Dr. Tess Bridgeman is Co-Editor-in-Chief at Just Security and Senior Fellow and Visiting Scholar at NYU Law School’s Reiss Center on Law and Security, where she created the War Powers Resolution Reporting Project. Bridgeman served as Special Assistant to President Obama, Associate Counsel to the President, and Deputy Legal Adviser to the National Security Council (NSC), where she provided legal advice on a broad range of issues relating to the national security and foreign policy of the United States. From 2014 to Jan. 2017, among other administration priorities, she worked on matters relating to the use of force and international humanitarian law; human rights law; counterterrorism; negotiation and implementation of the Iran nuclear deal (JCPOA); Middle East and North Africa policy (including the conflicts in Iraq, Syria, Yemen, and Libya); foreign assistance programs; the UN and other multilateral bodies; sanctions (including cyber, Russia, Iran, and North Korea sanctions); and negotiation and interpretation of international agreements. 

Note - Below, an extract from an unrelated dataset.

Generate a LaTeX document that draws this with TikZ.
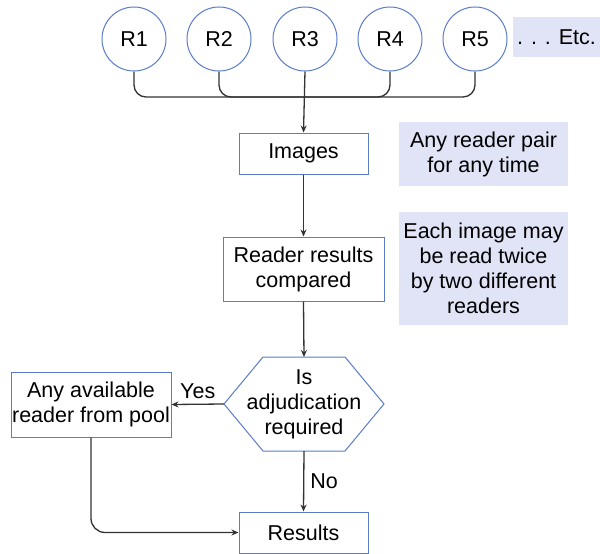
\documentclass[tikz,border=0pt]{standalone}
\usepackage{fontspec}
\setmainfont{Liberation Sans}
\usetikzlibrary{arrows.meta}
\definecolor{edgeblue}{HTML}{5B7CC8}
\definecolor{notefill}{HTML}{E1E3F6}
\definecolor{linegray}{HTML}{333333}
\tikzset{
  every node/.style={font=\fontsize{21.5}{25}\selectfont, align=center, inner sep=0pt},
  reader/.style={circle, draw=edgeblue, line width=1pt, minimum size=64pt},
  stepbox/.style={draw=edgeblue, line width=1pt, fill=white},
  note/.style={fill=notefill},
  conn/.style={draw=linegray, line width=1.3pt},
  arr/.style={conn, -{Stealth[length=7pt,width=6pt]}},
}
\begin{document}
\begin{tikzpicture}[x=1pt,y=-1pt]
\useasboundingbox (0,0) rectangle (600,554);

% readers
\node[reader] (r1) at (134,39) {R1};
\node[reader] (r2) at (219,39) {R2};
\node[reader] (r3) at (305,39) {R3};
\node[reader] (r4) at (390,39) {R4};
\node[reader] (r5) at (475,39) {R5};
\node[note, minimum width=87pt, minimum height=40pt] (etc) at (556.5,37) {. . . Etc.};

% process boxes
\node[stepbox, minimum width=129pt, minimum height=41pt] (img) at (303.5,153.5) {Images};
\node[stepbox, minimum width=161pt, minimum height=64pt] (cmp) at (303.5,269) {Reader results\\compared};

% decision hexagon
\coordinate (hL) at (224,404);
\coordinate (hT) at (304,357);
\coordinate (hB) at (304,451);
\draw[draw=edgeblue, line width=1pt, fill=white]
  (hL) -- (263,357) -- (345,357) -- (384,404) -- (345,451) -- (263,451) -- cycle;
\node (dec) at (304,404) {Is\\adjudication\\required};

\node[stepbox, minimum width=160pt, minimum height=65pt] (pool) at (91,404.5) {Any available\\reader from pool};
\node[stepbox, minimum width=129pt, minimum height=41pt] (res) at (303.5,532.5) {Results};

% side notes
\node[note, minimum width=169pt, minimum height=64pt] (n1) at (483.5,154) {Any reader pair\\for any time};
\node[note, minimum width=169pt, minimum height=113pt] (n2) at (483.5,268.5) {Each image may\\be read twice\\by two different\\readers};

% reader bus
\coordinate (busM) at (305,97);
\coordinate (busR) at (475,97);
\draw[conn, rounded corners=12pt] (r1.south) |- (busR) -- (r5.south);
\draw[conn, rounded corners=12pt] (r2.south) |- (busM);
\draw[conn, rounded corners=12pt] (r4.south) |- (busM);
\draw[arr] (r3.south) -- (img.north);

% flow
\draw[arr] (img.south) -- (cmp.north);
\draw[arr] (cmp.south) -- (hT);
\draw[arr] (hL) -- node[above=5pt] {Yes} (pool.east);
\draw[arr] (hB) -- node[right=6pt] {No} (res.north);
\draw[arr, rounded corners=14pt] (pool.south) |- (res.west);
\end{tikzpicture}
\end{document}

Bridgeman previously served in the U.S. Department of State’s Office of the Legal Adviser, where she Special Assistant to the Legal Adviser. Prior to that role, she was an Attorney Adviser in the Office of Political-Military Affairs where she focused on armed conflict, related civil and criminal litigation, detention, UN Security Council practice involving armed conflict, and the intersection of human rights and international humanitarian law, including representing the United States before human rights treaty bodies. Bridgeman clerked for Judge Thomas L. Ambro of the Third Circuit Court of Appeals and, earlier in her career, worked as a consultant for the World Bank Inspection Panel and co-founded a food security and community development organization in Oaxaca, Mexico. 

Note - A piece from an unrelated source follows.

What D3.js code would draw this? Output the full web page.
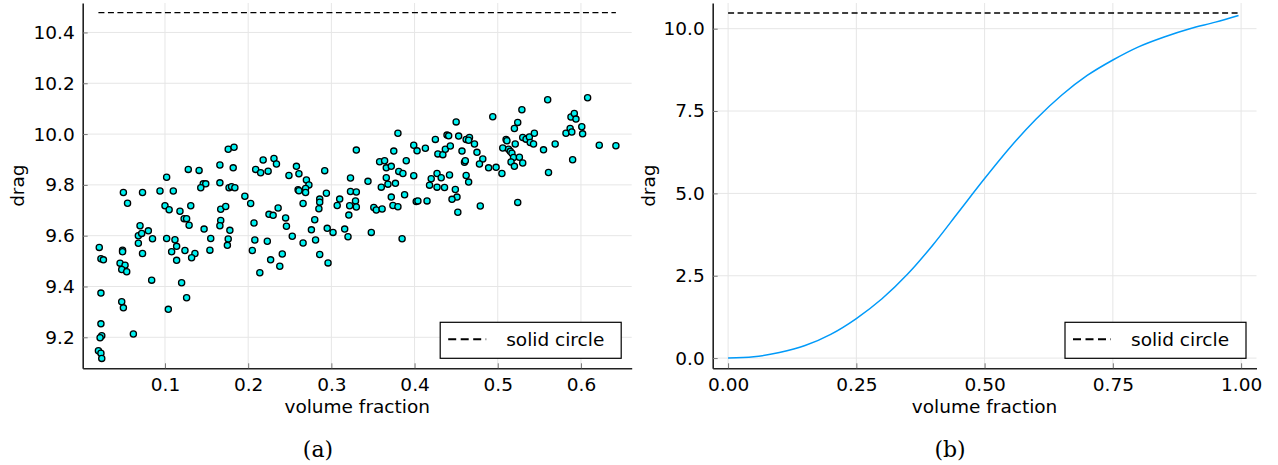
<!DOCTYPE html>
<html>
<head>
<meta charset="utf-8">
<script src="https://cdn.jsdelivr.net/npm/d3@7"></script>
<style>
  html, body { margin: 0; padding: 0; background: #fff; }
  svg { display: block; }
  text { font-family: "DejaVu Sans", sans-serif; fill: #000; }
</style>
</head>
<body>
<svg id="fig" width="1278" height="465"></svg>
<script>
// ---- sampled drag vs. volume fraction (random arrangements) ----
const volFrac = [
  0.102,0.128,0.141,0.166,0.050,0.073,0.094,0.110,0.055,0.146,0.149,0.143,0.166,0.100,0.105,0.118,0.131,0.167,0.123,0.126,0.129,0.167,0.166,0.147,0.070,
  0.080,0.068,0.072,0.021,0.023,0.026,0.049,0.049,0.046,0.052,0.048,0.054,0.068,0.073,0.085,0.102,0.112,0.114,0.108,0.114,0.124,0.136,0.132,0.155,0.154,
  0.084,0.120,0.023,0.048,0.050,0.126,0.104,0.023,0.024,0.022,0.062,0.020,0.023,0.024,
  0.176,0.183,0.182,0.177,0.180,0.184,0.173,0.218,0.231,0.234,0.209,0.215,0.224,0.258,0.261,0.249,0.292,0.270,0.273,0.269,0.260,0.261,0.269,0.196,0.203,
  0.266,0.286,0.286,0.285,0.294,0.310,0.307,0.330,0.323,0.323,0.330,0.329,0.330,0.322,0.321,0.225,0.230,0.236,0.245,0.246,0.280,0.207,0.276,0.295,0.316,
  0.178,0.176,0.175,0.208,0.205,0.223,0.214,0.227,0.241,0.238,0.253,0.266,0.281,0.286,0.296,0.302,0.320,
  0.380,0.450,0.494,0.399,0.403,0.413,0.425,0.439,0.441,0.453,0.462,0.466,0.465,0.472,0.375,0.358,0.364,0.366,0.372,0.390,0.381,0.386,0.366,0.368,0.377,
  0.360,0.344,0.399,0.428,0.434,0.437,0.443,0.457,0.475,0.460,0.461,0.482,0.478,0.489,0.427,0.420,0.432,0.442,0.462,0.465,0.418,0.427,0.436,0.449,0.451,
  0.445,0.452,0.479,0.388,0.372,0.374,0.380,0.402,0.404,0.415,0.351,0.354,0.361,
  0.348,0.385,
  0.560,0.608,0.529,0.524,0.520,0.510,0.511,0.506,0.513,0.515,0.517,0.521,0.530,0.534,0.538,0.544,0.539,0.543,0.519,0.526,0.516,0.530,0.520,0.498,0.505,
  0.555,0.569,0.561,0.524,0.582,0.587,0.589,0.588,0.592,0.594,0.601,0.602,0.590,0.622,0.642
];
const dragSample = [
  9.830,9.861,9.857,9.878,9.770,9.770,9.776,9.776,9.728,9.804,9.804,9.789,9.808,9.718,9.702,9.696,9.718,9.704,9.667,9.667,9.641,9.660,9.639,9.626,9.639,
  9.619,9.600,9.609,9.554,9.509,9.505,9.543,9.537,9.492,9.484,9.467,9.458,9.570,9.530,9.588,9.589,9.584,9.558,9.537,9.503,9.542,9.530,9.513,9.589,9.543,
  9.425,9.415,9.374,9.340,9.316,9.356,9.310,9.253,9.206,9.198,9.213,9.147,9.137,9.117,
  9.940,9.948,9.867,9.789,9.793,9.789,9.715,9.898,9.904,9.882,9.861,9.848,9.854,9.873,9.844,9.837,9.856,9.819,9.800,9.786,9.781,9.777,9.770,9.755,9.727,
  9.727,9.744,9.732,9.706,9.767,9.744,9.719,9.937,9.827,9.774,9.772,9.737,9.713,9.718,9.681,9.684,9.680,9.709,9.670,9.637,9.663,9.650,9.623,9.629,9.626,
  9.621,9.587,9.562,9.583,9.542,9.578,9.454,9.505,9.528,9.480,9.598,9.571,9.583,9.526,9.493,9.613,9.596,
  10.003,10.048,10.068,9.956,9.934,9.944,9.979,9.996,9.993,9.992,9.979,9.987,9.976,9.961,9.933,9.891,9.895,9.867,9.873,9.895,9.853,9.845,9.828,9.803,9.806,
  9.791,9.814,9.836,9.922,9.919,9.940,9.953,9.933,9.928,9.889,9.895,9.902,9.882,9.867,9.845,9.824,9.828,9.839,9.837,9.811,9.799,9.791,9.790,9.782,9.752,
  9.743,9.692,9.717,9.761,9.752,9.719,9.714,9.735,9.737,9.737,9.711,9.701,9.705,
  9.613,9.588,
  10.135,10.143,10.096,10.046,10.022,9.979,9.974,9.945,9.940,9.932,9.925,9.961,9.987,9.980,9.989,10.003,9.967,9.961,9.908,9.909,9.890,9.886,9.873,9.869,9.845,
  9.938,9.961,9.849,9.731,10.003,10.022,10.008,10.067,10.081,10.059,10.029,10.001,9.899,9.956,9.954
];

// ---- fitted drag curve over the full volume-fraction range ----
const curveFrac = [0.00,0.05,0.10,0.15,0.20,0.25,0.30,0.35,0.40,0.45,0.50,0.55,0.60,0.65,0.70,0.75,0.80,0.85,0.90,0.95,0.995];
const curveDrag = [0.00,0.04,0.17,0.38,0.72,1.20,1.80,2.55,3.45,4.45,5.45,6.40,7.25,7.98,8.58,9.05,9.45,9.75,10.00,10.20,10.40];

// drag of a single solid circle (reference level)
const solidCircleDrag = 10.478;

// tick values
const ticksAX = [0.1, 0.2, 0.3, 0.4, 0.5, 0.6];
const ticksAY = [9.2, 9.4, 9.6, 9.8, 10.0, 10.2, 10.4];
const ticksBX = [0.00, 0.25, 0.50, 0.75, 1.00];
const ticksBY = [0.0, 2.5, 5.0, 7.5, 10.0];

const svg = d3.select("#fig");
const FONT = 18.5;

function panel(opt) {
  const g = svg.append("g");
  const x = d3.scaleLinear().domain(opt.xDomain).range([opt.left, opt.right]);
  const y = d3.scaleLinear().domain(opt.yDomain).range([opt.bottom, opt.top]);

  // grid
  g.append("g").selectAll("line").data(opt.xTicks).join("line")
    .attr("x1", d => x(d)).attr("x2", d => x(d))
    .attr("y1", opt.top).attr("y2", opt.bottom)
    .attr("stroke", "#e6e6e6").attr("stroke-width", 1);
  g.append("g").selectAll("line").data(opt.yTicks).join("line")
    .attr("x1", opt.left).attr("x2", opt.right)
    .attr("y1", d => y(d)).attr("y2", d => y(d))
    .attr("stroke", "#e6e6e6").attr("stroke-width", 1);

  // axes (ticks pointing inward)
  const xAxis = d3.axisBottom(x).tickValues(opt.xTicks).tickFormat(opt.xFmt)
    .tickSizeInner(-5).tickSizeOuter(0).tickPadding(10);
  const yAxis = d3.axisLeft(y).tickValues(opt.yTicks).tickFormat(opt.yFmt)
    .tickSizeInner(-5).tickSizeOuter(0).tickPadding(8);
  const gx = g.append("g").attr("transform", `translate(0,${opt.bottom})`).call(xAxis);
  const gy = g.append("g").attr("transform", `translate(${opt.left},0)`).call(yAxis);
  [gx, gy].forEach(a => {
    a.select(".domain").attr("stroke", "#222").attr("stroke-width", 1.6);
    a.selectAll(".tick line").attr("stroke", "#777").attr("stroke-width", 1);
    a.selectAll(".tick text").style("font-family", "DejaVu Sans").style("font-size", FONT + "px").attr("fill", "#000");
  });

  // axis titles
  g.append("text").attr("x", (opt.left + opt.right) / 2).attr("y", 413)
    .attr("text-anchor", "middle").style("font-size", FONT + "px").text("volume fraction");
  g.append("text")
    .attr("transform", `translate(${opt.yTitleX},${(opt.top + opt.bottom) / 2}) rotate(-90)`)
    .attr("text-anchor", "middle").attr("dy", "0.35em").style("font-size", FONT + "px").text("drag");

  // solid-circle reference line
  g.append("line")
    .attr("x1", x(opt.hlineFrom)).attr("x2", x(opt.hlineTo))
    .attr("y1", y(solidCircleDrag)).attr("y2", y(solidCircleDrag))
    .attr("stroke", "#000").attr("stroke-width", 1.4).attr("stroke-dasharray", "6,3.5");

  opt.draw(g, x, y);

  // legend
  const lw = 181, lh = 36;
  const lx = opt.right - 10.5 - lw, ly = opt.bottom - 10 - lh;
  const lg = g.append("g").attr("transform", `translate(${lx},${ly})`);
  lg.append("rect").attr("width", lw).attr("height", lh)
    .attr("fill", "#fff").attr("stroke", "#000").attr("stroke-width", 1.2);
  lg.append("line").attr("x1", 8).attr("x2", 46).attr("y1", 17).attr("y2", 17)
    .attr("stroke", "#000").attr("stroke-width", 2).attr("stroke-dasharray", "8,4.5");
  lg.append("text").attr("x", 66).attr("y", 24).style("font-size", FONT + "px").text("solid circle");

  // caption
  svg.append("text").attr("x", opt.captionX).attr("y", 457).attr("text-anchor", "middle")
    .style("font-family", "'DejaVu Serif', 'Liberation Serif', serif").style("font-size", "22px")
    .text(opt.caption);
}

// (a) sampled drag
panel({
  left: 82.7, right: 631.7, top: 3, bottom: 368.3,
  xDomain: [0.0011, 0.661], yDomain: [9.078, 10.516],
  xTicks: ticksAX, yTicks: ticksAY,
  xFmt: d3.format(".1f"), yFmt: d3.format(".1f"),
  yTitleX: 18,
  hlineFrom: d3.min(volFrac), hlineTo: d3.max(volFrac),
  caption: "(a)", captionX: 318,
  draw: (g, x, y) => {
    g.append("g").selectAll("circle").data(volFrac).join("circle")
      .attr("cx", d => x(d)).attr("cy", (d, i) => y(dragSample[i]))
      .attr("r", 3.1).attr("fill", "#00f0f0").attr("stroke", "#000").attr("stroke-width", 1.3);
  }
});

// (b) drag curve
panel({
  left: 712.7, right: 1256.5, top: 3, bottom: 368.3,
  xDomain: [-0.03, 1.03], yDomain: [-0.31, 10.78],
  xTicks: ticksBX, yTicks: ticksBY,
  xFmt: d3.format(".2f"), yFmt: d3.format(".1f"),
  yTitleX: 649,
  hlineFrom: 0, hlineTo: 1,
  caption: "(b)", captionX: 950,
  draw: (g, x, y) => {
    const line = d3.line().x(d => x(d)).y((d, i) => y(curveDrag[i])).curve(d3.curveMonotoneX);
    g.append("path").datum(curveFrac).attr("d", line)
      .attr("fill", "none").attr("stroke", "#009af9").attr("stroke-width", 1.5);
  }
});
</script>
</body>
</html>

Bridgeman has a D.Phil. in International Relations from Oxford University, where she studied as a Rhodes Scholar; a J.D. from NYU Law School, magna cum laude and Order of the Coif, which she attended as a Root-Tilden-Kern Scholar, Institute for International Law and Justice Scholar, and Harry S. Truman Scholar; and a B.A. with University Distinction and Departmental Honors from Stanford University. She has taught cyber law and policy at Stanford University, lectures on national security law at Berkeley Law, and serves on the Board of the Women’s Foundation of California and the Center for Arms Control and Non-Proliferation. She also chairs the Strategic Initiatives Committee of the American Society for International Law (ASIL).